*PROBLEM TO SOLVE*:
Repeat exactly the lines running from the first line of the data to the line containing "YAxis, ReferenceLine, ReferenceArea", both ends included, and nothing else; drop the pictures.

*DATA EXCERPT*:
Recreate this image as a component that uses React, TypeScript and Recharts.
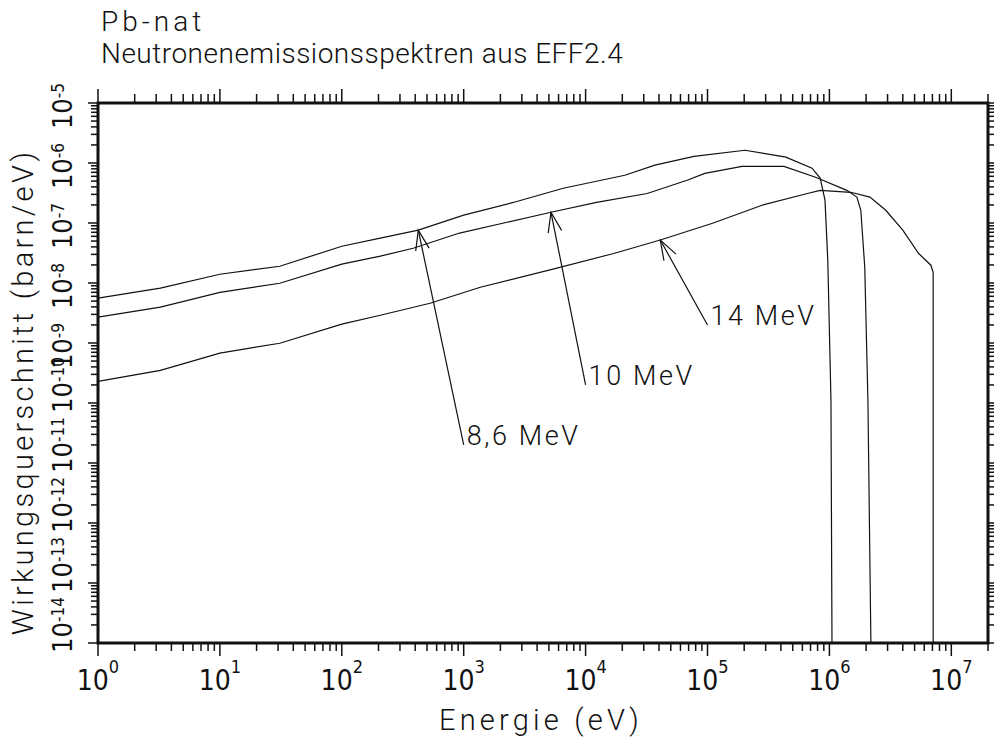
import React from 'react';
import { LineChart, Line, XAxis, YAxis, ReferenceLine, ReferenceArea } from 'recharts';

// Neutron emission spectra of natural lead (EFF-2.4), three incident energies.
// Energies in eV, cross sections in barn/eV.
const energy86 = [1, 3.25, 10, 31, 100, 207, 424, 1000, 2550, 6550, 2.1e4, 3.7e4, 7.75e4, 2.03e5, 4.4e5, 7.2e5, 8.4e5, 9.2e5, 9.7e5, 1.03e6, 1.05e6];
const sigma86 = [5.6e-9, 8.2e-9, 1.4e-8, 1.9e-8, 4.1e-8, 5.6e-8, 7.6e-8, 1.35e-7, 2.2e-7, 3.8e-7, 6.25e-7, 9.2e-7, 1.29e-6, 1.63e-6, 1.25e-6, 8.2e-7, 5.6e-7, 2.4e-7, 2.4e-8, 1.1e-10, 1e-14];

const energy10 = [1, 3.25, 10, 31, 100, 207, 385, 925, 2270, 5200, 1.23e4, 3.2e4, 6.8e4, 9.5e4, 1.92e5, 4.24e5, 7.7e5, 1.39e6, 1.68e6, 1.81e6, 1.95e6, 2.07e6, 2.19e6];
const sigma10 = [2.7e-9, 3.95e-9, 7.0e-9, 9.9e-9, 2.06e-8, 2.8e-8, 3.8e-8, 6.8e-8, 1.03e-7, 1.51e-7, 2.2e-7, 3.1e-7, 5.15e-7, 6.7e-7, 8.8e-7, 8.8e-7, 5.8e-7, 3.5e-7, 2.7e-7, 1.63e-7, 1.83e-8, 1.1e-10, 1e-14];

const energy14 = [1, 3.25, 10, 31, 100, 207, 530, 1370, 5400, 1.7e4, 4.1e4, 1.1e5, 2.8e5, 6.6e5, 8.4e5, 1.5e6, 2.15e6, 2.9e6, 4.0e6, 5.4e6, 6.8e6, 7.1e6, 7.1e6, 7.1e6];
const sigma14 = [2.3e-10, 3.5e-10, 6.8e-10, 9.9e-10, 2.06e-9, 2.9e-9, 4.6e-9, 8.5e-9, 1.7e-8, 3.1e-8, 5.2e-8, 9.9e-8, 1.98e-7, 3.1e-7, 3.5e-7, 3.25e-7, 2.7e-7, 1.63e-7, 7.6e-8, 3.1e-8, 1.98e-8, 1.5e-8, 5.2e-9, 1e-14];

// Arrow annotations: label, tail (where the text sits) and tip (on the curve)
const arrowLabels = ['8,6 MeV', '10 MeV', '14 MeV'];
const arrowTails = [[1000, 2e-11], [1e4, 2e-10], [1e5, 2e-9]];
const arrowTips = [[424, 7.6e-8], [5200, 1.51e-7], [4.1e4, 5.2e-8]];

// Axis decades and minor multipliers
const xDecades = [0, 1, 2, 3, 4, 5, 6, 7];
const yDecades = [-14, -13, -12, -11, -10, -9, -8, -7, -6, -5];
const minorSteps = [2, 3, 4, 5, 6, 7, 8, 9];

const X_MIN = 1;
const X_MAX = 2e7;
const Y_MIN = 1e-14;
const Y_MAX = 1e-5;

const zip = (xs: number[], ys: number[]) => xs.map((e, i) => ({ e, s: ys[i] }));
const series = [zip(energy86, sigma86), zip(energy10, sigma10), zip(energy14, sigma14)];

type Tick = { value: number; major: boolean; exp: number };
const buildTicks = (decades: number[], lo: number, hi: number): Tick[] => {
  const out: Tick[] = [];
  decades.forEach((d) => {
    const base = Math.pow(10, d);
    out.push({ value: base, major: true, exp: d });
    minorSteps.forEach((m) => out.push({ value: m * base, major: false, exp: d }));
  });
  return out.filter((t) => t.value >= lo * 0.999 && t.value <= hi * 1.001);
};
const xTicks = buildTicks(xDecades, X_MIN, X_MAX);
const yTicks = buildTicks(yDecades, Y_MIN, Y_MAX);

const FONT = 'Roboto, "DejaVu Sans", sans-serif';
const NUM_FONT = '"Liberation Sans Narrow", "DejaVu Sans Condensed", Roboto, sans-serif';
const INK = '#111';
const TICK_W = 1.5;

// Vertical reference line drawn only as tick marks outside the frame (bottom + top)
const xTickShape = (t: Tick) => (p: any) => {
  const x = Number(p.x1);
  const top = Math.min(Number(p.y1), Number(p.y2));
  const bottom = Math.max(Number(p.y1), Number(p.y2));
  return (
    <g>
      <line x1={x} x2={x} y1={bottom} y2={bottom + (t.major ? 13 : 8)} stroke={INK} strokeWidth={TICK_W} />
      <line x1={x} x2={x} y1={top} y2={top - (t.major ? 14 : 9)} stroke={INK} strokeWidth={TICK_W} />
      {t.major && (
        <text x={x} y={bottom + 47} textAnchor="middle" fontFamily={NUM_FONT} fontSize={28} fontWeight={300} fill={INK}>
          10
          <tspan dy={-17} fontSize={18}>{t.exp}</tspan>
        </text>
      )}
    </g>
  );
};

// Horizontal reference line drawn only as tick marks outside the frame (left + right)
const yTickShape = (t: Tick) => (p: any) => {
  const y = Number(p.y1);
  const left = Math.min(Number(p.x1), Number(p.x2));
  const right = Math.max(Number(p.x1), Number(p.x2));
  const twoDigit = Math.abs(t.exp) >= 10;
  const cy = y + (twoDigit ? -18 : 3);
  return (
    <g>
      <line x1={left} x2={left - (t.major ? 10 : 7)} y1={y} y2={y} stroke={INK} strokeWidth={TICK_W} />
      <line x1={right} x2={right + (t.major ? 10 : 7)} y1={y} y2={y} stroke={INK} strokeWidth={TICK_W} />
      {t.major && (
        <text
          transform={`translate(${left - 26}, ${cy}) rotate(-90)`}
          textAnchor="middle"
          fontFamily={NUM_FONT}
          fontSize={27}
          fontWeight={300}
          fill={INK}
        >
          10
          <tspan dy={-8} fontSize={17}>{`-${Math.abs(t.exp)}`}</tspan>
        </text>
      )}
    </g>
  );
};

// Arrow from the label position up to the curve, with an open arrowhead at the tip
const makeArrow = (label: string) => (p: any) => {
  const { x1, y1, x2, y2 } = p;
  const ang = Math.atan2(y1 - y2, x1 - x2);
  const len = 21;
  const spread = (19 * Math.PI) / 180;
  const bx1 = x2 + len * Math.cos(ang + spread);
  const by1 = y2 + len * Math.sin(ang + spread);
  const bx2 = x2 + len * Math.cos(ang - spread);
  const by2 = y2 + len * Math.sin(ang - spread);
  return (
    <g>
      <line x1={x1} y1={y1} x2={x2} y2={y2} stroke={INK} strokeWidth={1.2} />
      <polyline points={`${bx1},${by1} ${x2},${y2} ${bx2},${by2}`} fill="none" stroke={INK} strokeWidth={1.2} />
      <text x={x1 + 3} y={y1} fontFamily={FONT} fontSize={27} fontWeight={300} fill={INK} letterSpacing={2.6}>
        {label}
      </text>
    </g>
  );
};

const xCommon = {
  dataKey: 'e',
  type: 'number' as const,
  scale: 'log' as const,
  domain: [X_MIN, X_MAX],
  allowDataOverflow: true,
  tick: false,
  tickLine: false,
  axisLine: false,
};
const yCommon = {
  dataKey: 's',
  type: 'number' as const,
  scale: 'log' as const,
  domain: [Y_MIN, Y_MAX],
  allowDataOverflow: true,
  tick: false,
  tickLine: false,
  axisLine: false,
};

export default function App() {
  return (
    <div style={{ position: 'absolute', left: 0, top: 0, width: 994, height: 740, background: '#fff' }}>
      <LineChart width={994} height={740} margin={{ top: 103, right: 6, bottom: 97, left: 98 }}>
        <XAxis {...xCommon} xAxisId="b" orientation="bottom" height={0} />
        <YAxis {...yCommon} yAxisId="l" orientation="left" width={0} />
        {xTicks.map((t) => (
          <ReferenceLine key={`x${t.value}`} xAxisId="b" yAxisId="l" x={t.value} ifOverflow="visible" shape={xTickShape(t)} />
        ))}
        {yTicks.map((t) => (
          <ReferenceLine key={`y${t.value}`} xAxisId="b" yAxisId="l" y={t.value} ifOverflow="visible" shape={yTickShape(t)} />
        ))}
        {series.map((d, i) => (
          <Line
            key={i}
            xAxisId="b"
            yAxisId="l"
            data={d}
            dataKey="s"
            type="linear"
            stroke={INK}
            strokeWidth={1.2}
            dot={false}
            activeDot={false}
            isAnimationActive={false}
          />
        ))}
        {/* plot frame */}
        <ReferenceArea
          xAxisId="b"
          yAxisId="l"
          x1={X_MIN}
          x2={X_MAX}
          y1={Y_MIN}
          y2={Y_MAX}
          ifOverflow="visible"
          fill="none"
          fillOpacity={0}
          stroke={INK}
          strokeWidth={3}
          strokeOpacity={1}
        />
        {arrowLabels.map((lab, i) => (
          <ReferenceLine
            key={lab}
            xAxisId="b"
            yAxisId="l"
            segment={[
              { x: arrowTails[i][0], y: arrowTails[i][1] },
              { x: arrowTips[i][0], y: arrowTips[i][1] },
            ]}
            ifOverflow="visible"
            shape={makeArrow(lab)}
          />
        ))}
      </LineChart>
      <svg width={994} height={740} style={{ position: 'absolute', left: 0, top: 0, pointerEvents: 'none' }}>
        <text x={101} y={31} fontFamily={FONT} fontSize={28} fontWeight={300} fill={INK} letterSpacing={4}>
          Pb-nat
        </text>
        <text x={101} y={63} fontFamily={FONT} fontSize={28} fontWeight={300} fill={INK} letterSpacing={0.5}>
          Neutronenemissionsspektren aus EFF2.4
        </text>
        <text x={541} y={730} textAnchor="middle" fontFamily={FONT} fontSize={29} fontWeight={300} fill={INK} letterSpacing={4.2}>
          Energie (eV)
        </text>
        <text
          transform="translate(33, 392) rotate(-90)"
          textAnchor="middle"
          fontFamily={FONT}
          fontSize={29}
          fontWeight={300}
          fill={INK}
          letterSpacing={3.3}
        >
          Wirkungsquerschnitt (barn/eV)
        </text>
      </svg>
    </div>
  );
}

*RESPONSE*:
Recreate this image as a component that uses React, TypeScript and Recharts.
import React from 'react';
import { LineChart, Line, XAxis, YAxis, ReferenceLine, ReferenceArea } from 'recharts';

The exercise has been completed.